Si può restare indifferenti o giustificarci con un “tanto non è possibile far niente”, di fronte al dilagare della barbarie intorno a noi?
Per restare agli ultimi giorni: a Dacca, 9 italiani e 7 giapponesi torturati e fatti morire ad opera di terroristi perché stranieri e non di religione islamica. Ieri un giovane nigeriano, Emmanuel, assassinato a Fermo, dopo che la moglie era stata offesa con espressioni vergognose e razziste – “sei una scimmia africana” – che dovrebbero essere un monito alla politica, ricordare che nella dimensione pubblica le parole sono pietre, a volte proiettili.
Consiglio la lettura di un articolo di Roberto Escobar “Dalla parte giusta della storia” pubblicato da Il Mulino. Emerge un quadro agghiacciante: paesi europei – come la Danimarca o la Norvegia, un tempo fari di tolleranza e convivenza – che hanno approvato leggi di esproprio dei pochi soldi o di piccoli gioielli di famiglia agli sventurati che fuggendo da guerre, sopravvivendo a traversate del Mediterraneo in mano a squallidi scafisti e prima ancora a percorsi drammatici nel deserto, hanno toccato il nostro continente, convinti di aver coronato la speranza di una vita più degna e sicura.
L’articolo di Escobar ci mostra, nel quadro d’insieme, i muri e i reticolati che ci imprigionano; i volontari arrestati e processati perché prestano aiuto ai migranti, a chi ha diritto all’asilo nelle nazioni dell’Unione Europea.
Una destra reazionaria e movimenti anti-sistema che per un pugno di voti cercano di sfuggire a precise definizioni di schieramento politico, incoraggiano il diffondersi di egoismi, la perdita non solo di sentimenti di solidarietà, ma semplicemente di umanità. Un pericolo attraversa l’Europa e l’Occidente: una barbarie che realizza in forme nuove orientamenti e comportamenti propri di un nazismo culturale e politico.
La sinistra in Europa non è ad ora all’altezza della sfida.
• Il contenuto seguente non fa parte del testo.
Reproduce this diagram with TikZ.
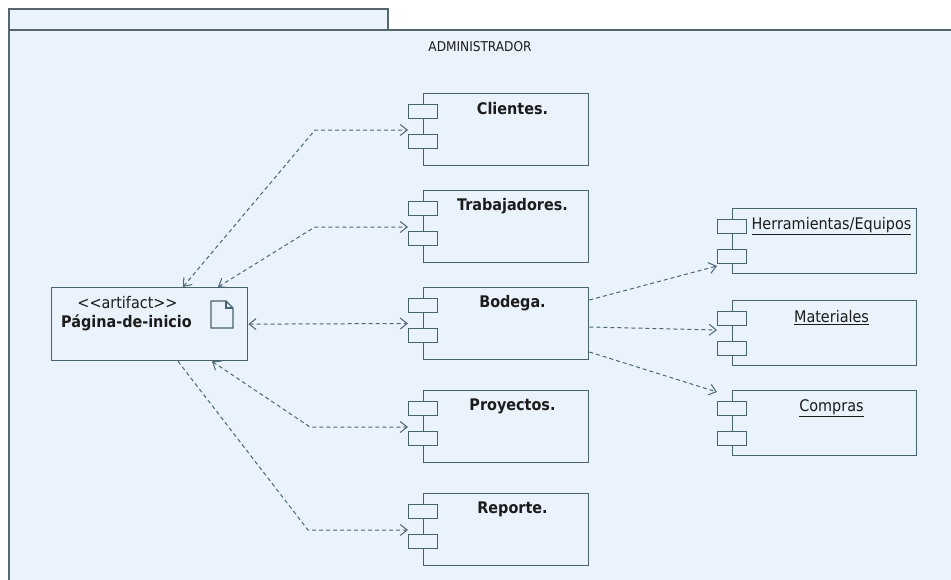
\documentclass[tikz,border=0pt]{standalone}
\usepackage{fontspec}
\setmainfont{DejaVu Sans Condensed}[Ligatures=TeXOff]
\usetikzlibrary{arrows.meta,calc}

\definecolor{pkgfill}{HTML}{EAF3FC}
\definecolor{pkgline}{HTML}{56666F}
\definecolor{edge}{HTML}{46626F}
\definecolor{depline}{HTML}{4C6674}
\definecolor{ink}{HTML}{1C1C1C}

\tikzset{
  comp/.style={draw=edge, line width=1.3pt, fill=pkgfill, anchor=north west,
    inner sep=0pt, minimum width=165pt, minimum height=72pt},
  rcomp/.style={comp, minimum width=184pt, minimum height=65pt},
  port/.style={draw=edge, line width=1.2pt, fill=pkgfill, anchor=north west,
    inner sep=0pt, minimum width=29pt, minimum height=14pt},
  ltitle/.style={text=ink, font=\fontsize{16}{19}\selectfont\bfseries, inner sep=0pt},
  rtitle/.style={text=ink, font=\fontsize{16}{19}\selectfont, inner sep=0pt},
  barb/.tip={Straight Barb[length=7pt,width=11pt,line width=1pt]},
  dep/.style={draw=depline, line width=1pt, dash pattern=on 4pt off 3pt},
}

% left-hand component: name, top edge, title
\newcommand\lcomp[3]{%
  \node[comp] (#1) at (423,#2) {};
  \node[port] (#1p1) at (408,{#2+11}) {};
  \node[port] (#1p2) at (408,{#2+41}) {};
  \node[ltitle] (#1t) at (512.5,{#2+16}) {#3};
}
% right-hand component: name, top edge, title
\newcommand\rcomp[3]{%
  \node[rcomp] (#1) at (732,#2) {};
  \node[port] (#1p1) at (717,{#2+11}) {};
  \node[port] (#1p2) at (717,{#2+41}) {};
  \node[rtitle] (#1t) at (831.5,{#2+18}) {\underline{#3}};
}

\begin{document}
\begin{tikzpicture}[x=1pt,y=-1pt]
\useasboundingbox (0,0) rectangle (951,579);
\fill[white] (0,0) rectangle (951,579);
\clip (0,0) rectangle (951,579);

% package frame with its tab
\draw[pkgline, line width=1.5pt, fill=pkgfill] (9,9) rectangle (388,30);
\draw[pkgline, line width=1.5pt, fill=pkgfill] (9,30) rectangle (980,610);
\node[text=ink, font=\fontsize{13.5}{16}\selectfont, inner sep=0pt] (pkgname) at (480,47) {ADMINISTRADOR};

% artifact
\node[draw=edge, line width=1.3pt, fill=pkgfill, anchor=north west, inner sep=0pt,
  minimum width=196pt, minimum height=73pt] (art) at (51,287) {};
\node[text=ink, font=\fontsize{16}{19}\selectfont, inner sep=0pt] (artst) at (127.5,303) {<<artifact>>};
\node[text=ink, font=\fontsize{16}{19}\selectfont\bfseries, inner sep=0pt] (artname) at (126.5,323) {Página-de-inicio};
\draw[edge, line width=1.2pt, line join=miter] (211,301) -- (226,301) -- (233,308) -- (233,328) -- (211,328) -- cycle;
\draw[edge, line width=1.2pt] (226,301) -- (226,308) -- (233,308);

% components
\lcomp{cli}{93}{Clientes.}
\lcomp{tra}{190}{Trabajadores.}
\lcomp{bod}{287}{Bodega.}
\lcomp{pro}{390}{Proyectos.}
\lcomp{rep}{493}{Reporte.}

\rcomp{her}{208}{Herramientas/Equipos}
\rcomp{mat}{300}{Materiales}
\rcomp{com}{390}{Compras}

% bend points of the dependencies
\coordinate (kcli) at (315,130);
\coordinate (ktra) at (315,227);
\coordinate (kpro) at (310,427);
\coordinate (krep) at (308,530);

% dependencies from the start page
\draw[dep, barb-barb] ($(art.north west)+(132,0)$) -- (kcli) -- ($(cli.north west)+(-15,37)$);
\draw[dep, barb-barb] ($(art.north west)+(167,0)$) -- (ktra) -- ($(tra.north west)+(-15,37)$);
\draw[dep, barb-barb] (art.east) -- ($(bod.north west)+(-15,36.5)$);
\draw[dep, barb-barb] ($(art.south west)+(161,0)$) -- (kpro) -- ($(pro.north west)+(-15,37)$);
\draw[dep, -barb] ($(art.south west)+(127,0)$) -- (krep) -- ($(rep.north west)+(-15,37)$);

% dependencies from the store
\draw[dep, -barb] ($(bod.north east)+(0,13)$) -- ($(her.north west)+(-15,58)$);
\draw[dep, -barb] ($(bod.north east)+(0,40)$) -- ($(mat.north west)+(-15,30)$);
\draw[dep, -barb] ($(bod.north east)+(0,65)$) -- ($(com.north west)+(-15,2)$);
\end{tikzpicture}
\end{document}
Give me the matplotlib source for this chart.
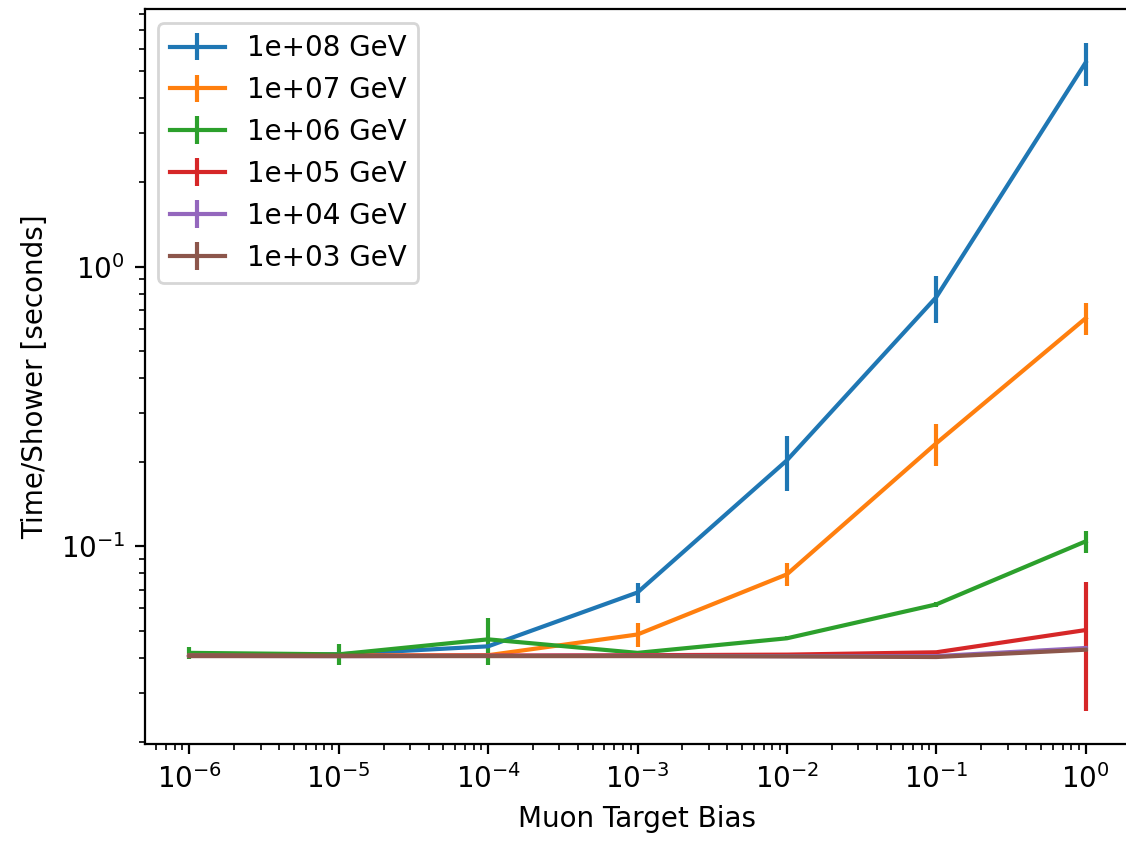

Balbetta impaurita, spesso cerca di porre freni all’intolleranza, di addolcire le impostazioni della destra e dei movimenti anti-sistema.
Quasi sempre questi ultimi coincidono con posizioni contrarie all’Unione Europea, al suo divenire compiutamente una democrazia sovranazionale.
Bisogna andare con coraggio e coerenza contro corrente: accoglienza e sicurezza possono e devono caratterizzare le politiche, ma non si riuscirà a farlo senza affrontare con determinazione e sconfiggere razzismi, egoismi, paure irrazionali che ci rendono disumani.
Non possiamo lasciare soli la Chiesa, le sue organizzazioni, come la Caritas, Papa Francesco, non sempre compreso e seguito neppure da tutti i vescovi del Continente.
Né basta da sola la politica. Senza dubbio occorre spendersi giorno dopo giorno, finché siamo in tempo, dal momento che meno barbarie e intolleranza, più solidarietà nella convivenza, segnano il dovere di un impegno, se non si riduce tutto, al di là della retorica, ad interesse personale, anziché a servizio alla collettività.
Tuttavia la politica non è sufficiente. È necessario che scenda in campo con continuità anche il mondo della cultura, dello spettacolo, dello sport: chi per la sua popolarità può influenzare positivamente gli altri, deve farlo, perché un mondo più cattivo, ostile nei rapporti tra le persone, riguarda tutti. Non si può disinteressarsene, chiudendosi nel proprio orticello. La nostra vita è rapporto con gli altri.
Infine un invito agli operatori e ai responsabili dei media, sia della carta stampata che di tv e rete: la loro è una responsabilità enorme, troppe volte spesa male.
Si abbia consapevolezza della funzione svolta.
Dilagano notizie, parole d’ordine di rifiuto dell’altro, volte a suscitare allarmi in assenza di una valorizzazione di quanti operano nel solco della solidarietà. Si dà l’immagine di un’invasione che ci espropria dei diritti. 505 milioni di europei – gli abitanti dell’Unione – incapaci di far fronte ad 1 milione e mezzo di esseri umani, cacciati dalle loro case da violenze e guerre. Turchia, Giordania, Libano hanno fatto fronte a situazioni uguali a quella, di fronte a cui si trova la ben più ricca Europa.
Possiamo ancora farcela, se ognuno sta in campo non rinunciando a quei diritti umani, a quella cultura della solidarietà, che segnano i punti più avanzati del cammino dell’Occidente.
Altrimenti avremo un’Europa più egoista, più sola, più decadente e tutti vivremo peggio, in un isolamento sospettoso, fatto di paure e ostilità. Perché la campana della barbarie e di un nazismo culturale e politico suona per tutti, anche quando si cerca di confonderne il lugubre suono.